Era contrario alle società segrete e ai tentativi insurrezionali; bisognava cospirare “alla luce del sole”. Testimone a Roma degli entusiasmi suscitati dall’avvento di Pio IX (1848), partecipò alle speranze di tutti. Fu un sincero patriota. Contrario all’unificazione d’Italia a sola guida piemontese, fu un fervente federalista. Auspicava la creazione di una confederazione di Stati sul modello tedesco. Anche perché era cosciente delle differenze tra i vari regni d’Italia. E’ sua la famosa frase: «Abbiamo fatto l’Italia, ora dobbiamo fare gli italiani». Per il suo federalismo, però, fu attaccato sia dai mazziniani, che attribuivano all’assetto federalista il possibile perdurare dei particolarismi, sia da Cavour che, sostenendo l’egemonia piemontese, lo definirà “un empio rivale”. Anche i cattolici intransigenti lo attaccarono e il periodico torinese L’Armonia, lo osteggiò risolutamente. Dopo la sconfitta di Novara, uno dei momenti più drammatici della storia d’Italia, ebbe l’incarico da Vittorio Emanuele II di formare il governo.

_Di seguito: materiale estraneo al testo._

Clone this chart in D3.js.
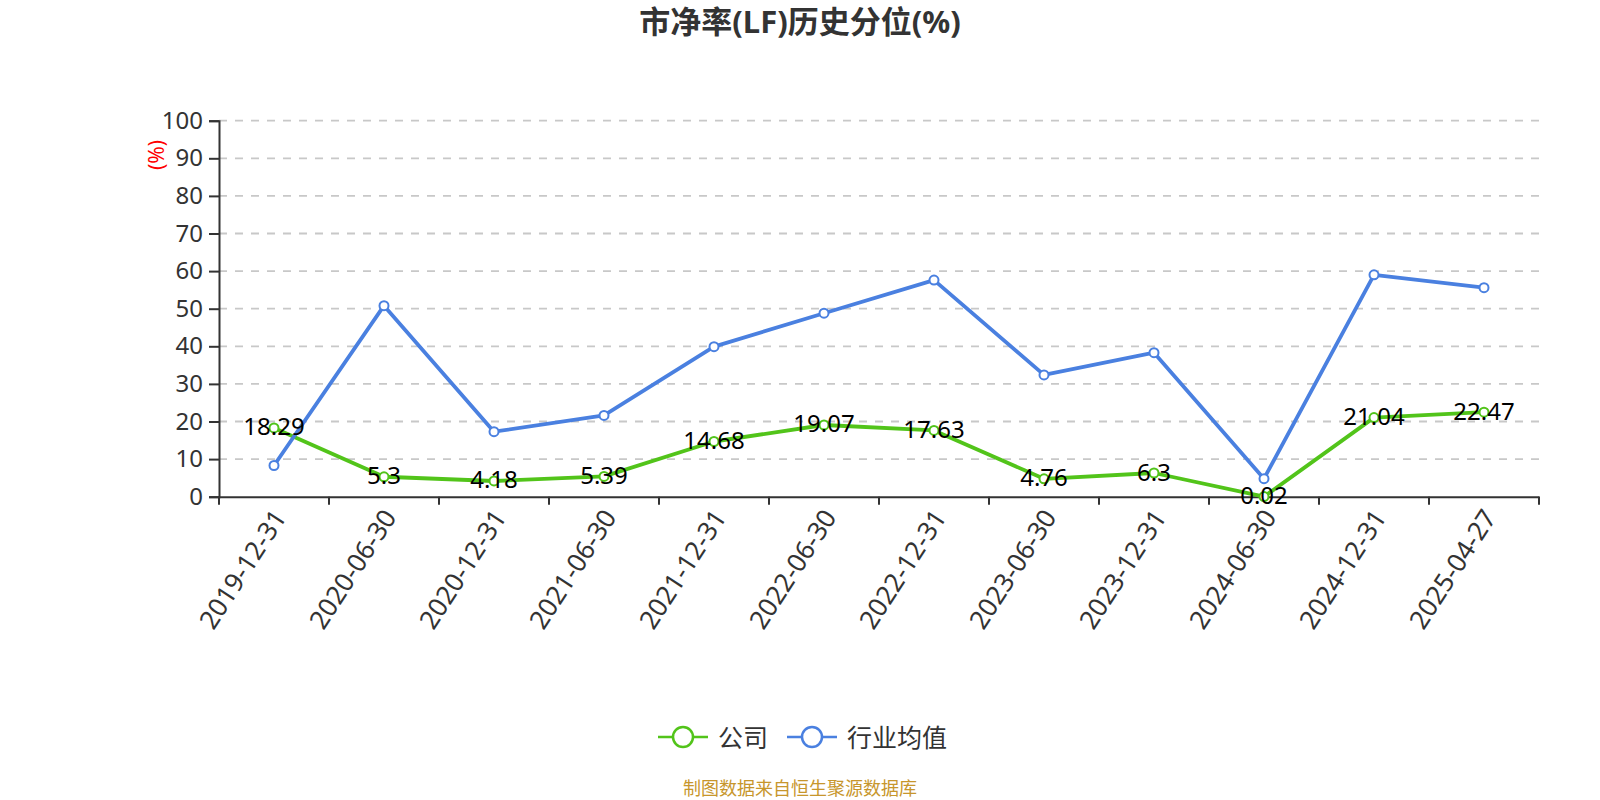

Il re, infatti, si rendeva conto che non era più possibile una politica conservatrice. E non volendo avvicinare i cosiddetti democratici, era necessario coinvolgere almeno i liberali moderati. Questi ultimi imposero il mantenimento dello Statuto e un programma nazionale. Dopo un tentativo fallito del re su Vincenzo Gioberti, la scelta cadde su d’Azeglio che pose, però, delle condizioni precise: «Prima che piemontese - disse - si sentiva italiano e come tale intendeva comportarsi». Propose, quindi, la pace con l’Austria, l’intesa con la Francia e l’Inghilterra, le riforme interne. Il primo ministero d’Azeglio rimase in carica dal 7 maggio 1849 al 21 maggio 1852. Ma il secondo ministero d’Azeglio durò ancora meno: dal 21 maggio 1852 al 4 novembre 1852.
Il Cavour non vi partecipava più, ma scrisse ad un amico: «Per il momento bisogna subirlo, ma, superata la crisi, d’Azeglio dovrà ritirarsi e allora s’imporrà la scelta». Il momento arrivò più presto del previsto. Avendo il re dichiarato che non avrebbe mai firmato una legge sul matrimonio civile, già approvata dalla Camera, d’Azeglio, per difendere l’autonomia e l’autorità del Parlamento, si dimise definitivamente. Resosi conto di essere molto lontano dalle correnti dominanti, preferì allontanarsi dalla vita politica attiva, in silenzio, senza recriminazioni. Trascorse gli ultimi anni della sua vita sul Lago Maggiore dove si dedicò alla stesura delle sue memorie, I miei ricordi, apparse postume. Come scrisse nell’Introduzione, «intendo non tanto narrare le mie vicende, quanto di me uno studio morale e psicologico». Delle tantissime persone incontrate, inoltre, si propose di fare una galleria di ritratti, partendo da suo padre e sua madre. Afferma, poi, esplicitamente che non intende fare “un libro politico”, né, soprattutto la difesa dei suoi comportamenti e delle decisioni da lui prese. Vi richiamò le vicende e le impressioni della vita trascorsa, insistendo soprattutto sulla sua esistenza di artista.
Vi narrò i suoi viaggi nella campagna romana, descrivendo i costumi di quelle popolazioni. Risulta, però, anche chiara la sua mentalità di politico: legato alle tradizioni piemontesi, ma molto aperto alle esigenze liberali e alla ricerca dell’unità d’Italia. Si spense a Torino nel 1866.